For instance, these are defined in the operator module and can be used as such:

import operator
print operator.__add__   # alias add -> +
print operator.__sub__   # alias sub -> -
print operator.__and__   # alias and_ -> &
print operator.__or__    # alias or_ -> |

Then what is the equivalent of and and or?

print operator."and ?????"  # should be boolean-and
print operator."or ????"    # should be boolean-or

回答1:

These do not exist. The best you can do is to replace them with a lambda:

band = (lambda x,y: x and y)
bor = (lambda x,y: x or y)

The reason is you can not implement the complete behavior of and or or because they can short circuit.

E.G:

if variable or long_fonction_to_execute():
    # do stuff

If variable is True, the long_fonction_to_execute will never be called because Python knows than or has to return True anyway. It's an optimization. It's a very desirable feature most of the time, as it can save a lot of useless processing.

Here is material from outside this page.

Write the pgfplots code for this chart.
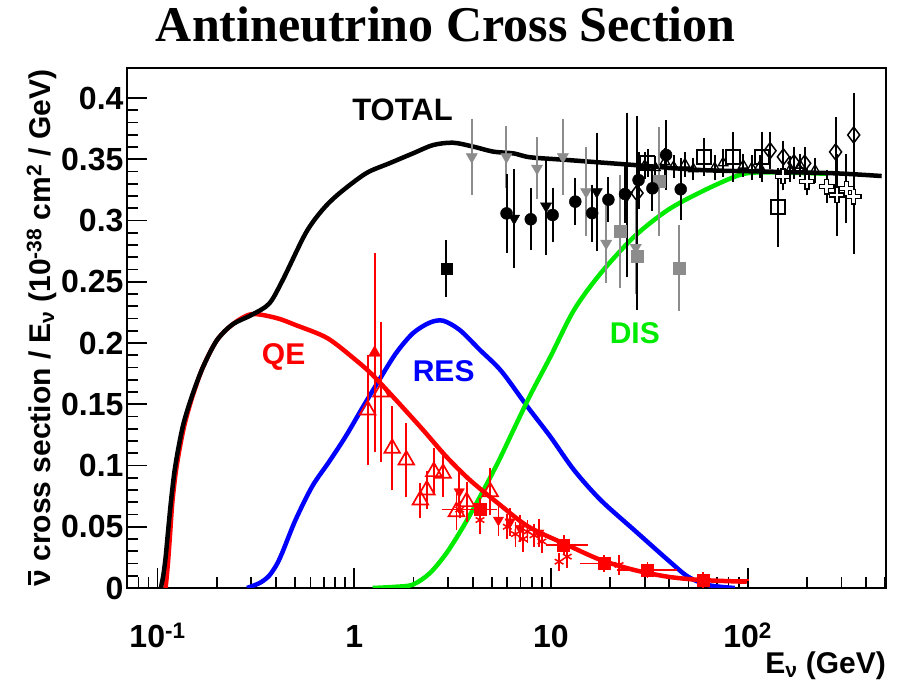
\documentclass[border=0pt]{standalone}
\usepackage{fontspec}
\setmainfont{Liberation Sans}
\newfontfamily\titlefont{Liberation Serif}
\usepackage{pgfplots}
\pgfplotsset{compat=1.18}
\definecolor{rgreen}{RGB}{0,235,0}
\definecolor{rgray}{RGB}{140,140,140}
\newcommand{\nubar}{{\rlap{\kern0.04em\rule[0.66em]{0.48em}{0.09em}}ν}}
\begin{document}
\begin{tikzpicture}
\path[use as bounding box] (-127pt,-97pt) rectangle (771pt,588pt);
\begin{axis}[
  scale only axis, width=759pt, height=520pt,
  xmode=log, xmin=0.07, xmax=505, ymin=0, ymax=0.4245,
  xtick={0.1,1,10,100},
  xticklabels={10\textsuperscript{-1},1,10,10\textsuperscript{2}},
  minor xtick={0.07,0.08,0.09,0.2,0.3,0.4,0.5,0.6,0.7,0.8,0.9,2,3,4,5,6,7,8,9,20,30,40,50,60,70,80,90,200,300,400,500},
  ytick={0,0.05,0.1,0.15,0.2,0.25,0.3,0.35,0.4},
  yticklabels={0,0.05,0.1,0.15,0.2,0.25,0.3,0.35,0.4},
  minor y tick num=4,
  tick pos=left, tick align=inside,
  major tick length=20pt, minor tick length=11pt,
  tick style={black, line width=1.8pt},
  axis line style={line width=2.5pt},
  ticklabel style={font=\fontsize{32}{36}\selectfont\bfseries},
  xticklabel style={anchor=base, yshift=-60pt},
  yticklabel style={anchor=east},
  ylabel={\nubar\ cross section / E\textsubscript{ν} (10\textsuperscript{-38} cm\textsuperscript{2} / GeV)},
  ylabel style={at={(axis description cs:-0.101,0.5)}, anchor=base, inner sep=0pt, font=\fontsize{30}{34}\selectfont\bfseries},
  xlabel={E\textsubscript{ν} (GeV)},
  xlabel style={at={(axis description cs:1,0)}, anchor=base east, inner sep=0pt, yshift=-86pt, font=\fontsize{30}{34}\selectfont\bfseries},
  title={Antineutrino Cross Section},
  title style={at={(axis description cs:0.42,1)}, anchor=base, inner sep=0pt, yshift=20pt, font=\fontsize{50}{54}\selectfont\titlefont\bfseries},
  clip=true,
]
% RES
\addplot[blue, line width=4.5pt, smooth, tension=0.5] coordinates {
(0.285,0) (0.33,0.004) (0.367,0.0095) (0.40,0.018) (0.43,0.0285) (0.503,0.0555) (0.612,0.083) (0.745,0.103) (0.907,0.124)
(1.10,0.147) (1.34,0.1698) (1.63,0.1916) (1.99,0.208) (2.42,0.2166) (2.83,0.2182) (3.44,0.2106)
(4.36,0.1943) (5.6,0.177) (7.6,0.148) (9.94,0.1235) (13.1,0.0963) (17.9,0.0718) (26.5,0.0473)
(39.3,0.0229) (49.8,0.0092) (63,0.0024) (86,0)};
% DIS
\addplot[rgreen, line width=4.5pt, smooth, tension=0.5] coordinates {
(1.24,0) (1.63,0.001) (1.99,0.0028) (2.42,0.012) (2.94,0.0283) (3.58,0.050) (4.36,0.0745)
(5.4,0.103) (6.45,0.129) (7.86,0.1576) (9.94,0.1888) (13.1,0.2269) (17.9,0.2569) (26.5,0.2868)
(39.3,0.3086) (58.2,0.3235) (86.1,0.3358) (105,0.339) (150,0.3392) (250,0.3382)};
% QE
\addplot[red, line width=4.5pt, smooth, tension=0.5] coordinates {
(0.110,0) (0.113,0.02) (0.116,0.045) (0.119,0.07) (0.124,0.095) (0.130,0.115) (0.138,0.135)
(0.151,0.157) (0.17,0.18) (0.20,0.202)
(0.24,0.215) (0.30,0.2235) (0.40,0.2205) (0.503,0.2147) (0.73,0.204) (1.02,0.186) (1.24,0.1739)
(1.63,0.1535) (2.24,0.129) (2.94,0.1072) (3.87,0.0882) (5.4,0.069) (7.7,0.050) (12.1,0.0351)
(17.9,0.0229) (26.5,0.0147) (39.3,0.0092) (58.2,0.0065) (99,0.0051)};
% TOTAL
\addplot[black, line width=4.5pt, smooth, tension=0.5] coordinates {
(0.104,0) (0.107,0.01) (0.110,0.025) (0.113,0.045) (0.117,0.07) (0.122,0.095) (0.128,0.115)
(0.136,0.135) (0.150,0.157) (0.17,0.18) (0.20,0.202) (0.24,0.215) (0.30,0.2228)
(0.369,0.232) (0.432,0.251) (0.566,0.2895)
(0.689,0.3086) (0.838,0.322) (1.148,0.3385) (1.51,0.3467) (1.99,0.3548) (2.52,0.3616)
(3.18,0.3635) (4.03,0.3603) (5.10,0.3562) (6.45,0.3548) (7.85,0.3516) (12.1,0.3494)
(26.5,0.3453) (58,0.3412) (127,0.3399) (280,0.3385) (480,0.3363)};

% ---------- red data ----------
\pgfplotsset{errstyle/.style={error bars/.cd, y dir=both, y explicit,
  error bar style={line width=1.8pt}, error mark options={line width=1.8pt, mark size=4pt}}}
% open triangles
\addplot[red, only marks, mark=triangle, mark size=9pt, mark options={fill=white, line width=1.7pt}, errstyle]
 table[x=x,y=y,y error=e] {
x y e
1.17 0.1453 0.042
1.37 0.160 0.054
1.56 0.114 0.031
1.84 0.1045 0.027
2.17 0.0718 0.011
2.34 0.080 0.012
2.54 0.095 0.016
2.83 0.0936 0.016
3.31 0.0623 0.012
3.73 0.0705 0.013
4.91 0.0786 0.016
};
% filled triangle up
\addplot[red, only marks, mark=triangle*, mark size=7pt, errstyle]
 table[x=x,y=y,y error=e] {
x y e
1.27 0.192 0.078
};
% filled triangles down
\addplot[red, only marks, mark=triangle*, mark size=6pt, mark options={rotate=180}, errstyle]
 table[x=x,y=y,y error=e] {
x y e
3.42 0.0786 0.014
5.41 0.0555 0.010
6.2 0.054 0.008
6.98 0.0487 0.008
8.68 0.0449 0.008
};
% stars
\addplot[red, only marks, mark=asterisk, mark size=5pt, mark options={line width=1.5pt}, errstyle]
 table[x=x,y=y,y error=e] {
x y e
4.36 0.0555 0.008
6.0 0.050 0.007
6.6 0.044 0.007
7.2 0.040 0.007
7.6 0.046 0.006
8.2 0.043 0.006
9.0 0.038 0.006
11.0 0.0215 0.004
12.1 0.0256 0.006
22.2 0.0188 0.005
};
% star with x error
\addplot[red, only marks, mark=asterisk, mark size=5pt, mark options={line width=1.5pt},
  error bars/.cd, x dir=both, x explicit, y dir=both, y explicit,
  error bar style={line width=1.8pt}, error mark options={line width=1.8pt, mark size=4pt}]
 table[x=x,y=y,x error plus=xp,x error minus=xm,y error=e] {
x y xp xm e
3.44 0.064 0.59 0.52 0.004
};
% squares with x error
\addplot[red, only marks, mark=square*, mark size=6pt,
  error bars/.cd, x dir=both, x explicit, y dir=both, y explicit,
  error bar style={line width=1.8pt}, error mark options={line width=1.8pt, mark size=4pt}]
 table[x=x,y=y,x error plus=xp,x error minus=xm,y error=e] {
x y xp xm e
4.36 0.064 0.74 0.49 0.006
11.6 0.0351 3.1 1.7 0.005
18.6 0.020 3.2 3.9 0.004
31.0 0.0147 10.7 8.3 0.003
59.3 0.0065 38.1 9.5 0.003
};

% ---------- black / gray data ----------
\pgfplotsset{kerr/.style={error bars/.cd, y dir=both, y explicit,
  error bar style={line width=2pt}, error mark options={line width=2pt, mark size=4pt}}}
\pgfplotsset{kerrasym/.style={error bars/.cd, y dir=both, y explicit,
  error bar style={line width=2pt}, error mark options={line width=2pt, mark size=4pt}}}
% gray triangles down
\addplot[rgray, only marks, mark=triangle*, mark size=6.5pt, mark options={rotate=180}, kerr]
 table[x=x,y=y,y error=e] {
x y e
3.96 0.352 0.028
5.94 0.352 0.022
8.5 0.3426 0.022
11.5 0.352 0.028
15.1 0.3235 0.033
19.1 0.2814 0.029
27.0 0.278 0.035
};
% gray squares
\addplot[rgray, only marks, mark=square*, mark size=6pt, kerr]
 table[x=x,y=y,y error=e] {
x y e
22.5 0.291 0.043
27.5 0.2705 0.040
35.5 0.3317 0.041
45.0 0.261 0.032
};
% black circles
\addplot[black, only marks, mark=*, mark size=6pt, kerr]
 table[x=x,y=y,y error=e] {
x y e
5.95 0.3058 0.029
7.9 0.301 0.022
10.2 0.3045 0.019
13.3 0.3154 0.016
16.2 0.306 0.020
19.6 0.3170 0.015
23.8 0.3216 0.020
27.9 0.333 0.020
32.8 0.3263 0.015
38.5 0.3535 0.025
45.7 0.3255 0.022
};
% black triangles down
\addplot[black, only marks, mark=triangle*, mark size=6.5pt, mark options={rotate=180}, kerr]
 table[x=x,y=y,y error=e] {
x y e
6.5 0.3018 0.037
9.45 0.3118 0.037
17.1 0.3235 0.045
24.5 0.3208 0.064
};
% black filled square
\addplot[black, only marks, mark=square*, mark size=5.5pt, kerr]
 table[x=x,y=y,y error=e] {
x y e
2.94 0.261 0.020
};
% small open triangles near curve
\addplot[black, only marks, mark=triangle, mark size=5.5pt, mark options={fill=white, line width=1.3pt}, kerr]
 table[x=x,y=y,y error=e] {
x y e
30 0.345 0.008
34 0.343 0.006
38 0.348 0.008
42 0.344 0.006
48 0.346 0.007
53 0.342 0.006
68 0.343 0.007
75 0.347 0.008
95 0.345 0.006
105 0.343 0.007
115 0.344 0.006
165 0.342 0.007
185 0.345 0.006
220 0.341 0.007
};
% open squares
\addplot[black, only marks, mark=square, mark size=7pt, mark options={fill=white, line width=1.6pt}, kerr]
 table[x=x,y=y,y error=e] {
x y e
31 0.347 0.008
60 0.352 0.012
84 0.352 0.017
118 0.352 0.017
143 0.3110 0.029
};
% open diamonds (asymmetric errors)
\addplot[black, only marks, mark=diamond, mark size=8pt, mark options={fill=white, line width=1.5pt},
  error bars/.cd, y dir=both, y explicit,
  error bar style={line width=2pt}, error mark options={line width=2pt, mark size=4pt}]
 table[x=x,y=y,y error plus=ep,y error minus=em] {
x y ep em
27.4 0.3224 0.060 0.092
130 0.357 0.012 0.012
152 0.352 0.010 0.010
172 0.347 0.010 0.010
195 0.3467 0.010 0.010
280 0.3560 0.025 0.025
346 0.3698 0.031 0.094
};
% open crosses (outlined plus)
\addplot[black, only marks, mark=+, mark size=8pt, mark options={line width=5.5pt}, kerr]
 table[x=x,y=y,y error=e] {
x y e
151 0.336 0.008
200 0.3317 0.008
252 0.3276 0.010
284 0.3208 0.030
318 0.326 0.025
346 0.3194 0.030
};
\addplot[white, only marks, mark=+, mark size=6.6pt, mark options={line width=2.5pt}]
 table[x=x,y=y] {
x y
151 0.336
200 0.3317
252 0.3276
284 0.3208
318 0.326
346 0.3194
};

% labels
\node[font=\fontsize{31}{34}\selectfont\bfseries, text=black] at (axis cs:1.76,0.390) {TOTAL};
\node[font=\fontsize{30}{34}\selectfont\bfseries, text=red] at (axis cs:0.438,0.1886) {QE};
\node[font=\fontsize{30}{34}\selectfont\bfseries, text=blue] at (axis cs:2.85,0.177) {RES};
\node[font=\fontsize{30}{34}\selectfont\bfseries, text=rgreen] at (axis cs:26.7,0.208) {DIS};
\end{axis}
\end{tikzpicture}
\end{document}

But it means you cannot make it a function:

E.G:

if bor(variable, long_fonction_to_execute()):
    # do stuff

In that case, long_fonction_to_execute is called even before being evaluated.

Luckily, you rarely need something like that given the fact that you an use generators and list comprehensions.



回答2:

The and and or operators don't have an equivalent in the operator module, because they can't be implemented as a function. This is because they are short-circuiting: they may not evaluate their second operand depending on the outcome of the first.



回答3:

Extension of e-satis's answer:

lazyand = (lambda x,y: x() and y())
lazyor = (lambda x,y: x() or y())

The difference here is the conditions passed in are themselves thunks (functions of the form "() -> value") which are only evaluated as needed. (It could be argued that only y needs to be lazily evaluated, but I wrote it as such for consistency).

That is, this preserves the "lazy" aspect of and (and or) at the expense of more verbose code and more objects/method invocations.

andexpr = lazyand(lambda: false, lambda: never_executed())
andexpr() # false

I would be hard pressed to actually recommend using this approach though - it is important to note that these thunks must be explicit, as shown above. This might be one reason it was not included in the operator module. Some other languages allow pass-by-name or implicit "lifting".

Happy coding.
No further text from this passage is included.